● Records shown:
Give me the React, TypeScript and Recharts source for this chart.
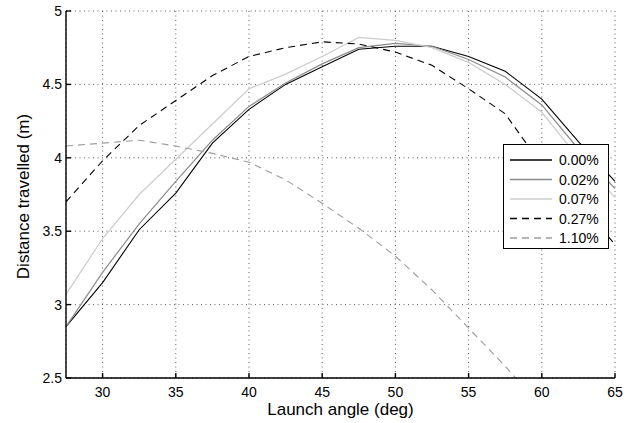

==

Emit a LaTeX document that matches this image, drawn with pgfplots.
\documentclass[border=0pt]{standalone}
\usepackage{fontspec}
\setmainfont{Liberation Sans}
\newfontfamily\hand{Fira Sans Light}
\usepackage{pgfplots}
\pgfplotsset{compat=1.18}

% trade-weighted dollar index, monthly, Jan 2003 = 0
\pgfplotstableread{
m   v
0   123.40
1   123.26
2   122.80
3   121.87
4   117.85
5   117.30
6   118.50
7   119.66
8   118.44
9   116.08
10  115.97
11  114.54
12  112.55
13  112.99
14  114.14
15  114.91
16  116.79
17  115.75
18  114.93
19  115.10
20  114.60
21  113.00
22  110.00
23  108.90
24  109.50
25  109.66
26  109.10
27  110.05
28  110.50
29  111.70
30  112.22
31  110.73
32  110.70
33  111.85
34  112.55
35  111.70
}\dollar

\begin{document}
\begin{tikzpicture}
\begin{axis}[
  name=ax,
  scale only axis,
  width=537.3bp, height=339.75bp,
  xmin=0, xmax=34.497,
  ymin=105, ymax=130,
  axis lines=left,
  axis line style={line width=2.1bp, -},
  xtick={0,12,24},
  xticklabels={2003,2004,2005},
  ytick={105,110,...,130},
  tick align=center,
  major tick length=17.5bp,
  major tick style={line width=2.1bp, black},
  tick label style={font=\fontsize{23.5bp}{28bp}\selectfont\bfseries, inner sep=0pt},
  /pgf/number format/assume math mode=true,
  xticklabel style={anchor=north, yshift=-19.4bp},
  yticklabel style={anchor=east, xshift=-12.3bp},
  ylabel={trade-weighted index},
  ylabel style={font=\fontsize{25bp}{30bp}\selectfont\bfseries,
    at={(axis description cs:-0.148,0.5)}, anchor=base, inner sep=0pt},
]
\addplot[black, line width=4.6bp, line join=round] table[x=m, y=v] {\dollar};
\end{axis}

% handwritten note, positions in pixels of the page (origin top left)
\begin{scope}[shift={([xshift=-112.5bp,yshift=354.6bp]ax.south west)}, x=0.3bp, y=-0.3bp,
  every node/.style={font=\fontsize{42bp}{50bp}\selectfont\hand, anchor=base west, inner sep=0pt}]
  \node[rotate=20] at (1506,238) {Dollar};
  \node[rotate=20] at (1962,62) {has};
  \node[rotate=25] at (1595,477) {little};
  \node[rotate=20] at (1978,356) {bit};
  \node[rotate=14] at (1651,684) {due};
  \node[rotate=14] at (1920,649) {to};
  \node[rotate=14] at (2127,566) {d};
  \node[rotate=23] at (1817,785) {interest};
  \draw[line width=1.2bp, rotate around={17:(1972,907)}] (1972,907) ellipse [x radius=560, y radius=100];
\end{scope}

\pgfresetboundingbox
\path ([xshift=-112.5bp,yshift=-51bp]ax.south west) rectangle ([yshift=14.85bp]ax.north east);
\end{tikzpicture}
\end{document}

● What the task requires: Using the records above, find and show each line with the string "this".

● Answer to the task:
Give me the React, TypeScript and Recharts source for this chart.
Emit a LaTeX document that matches this image, drawn with pgfplots.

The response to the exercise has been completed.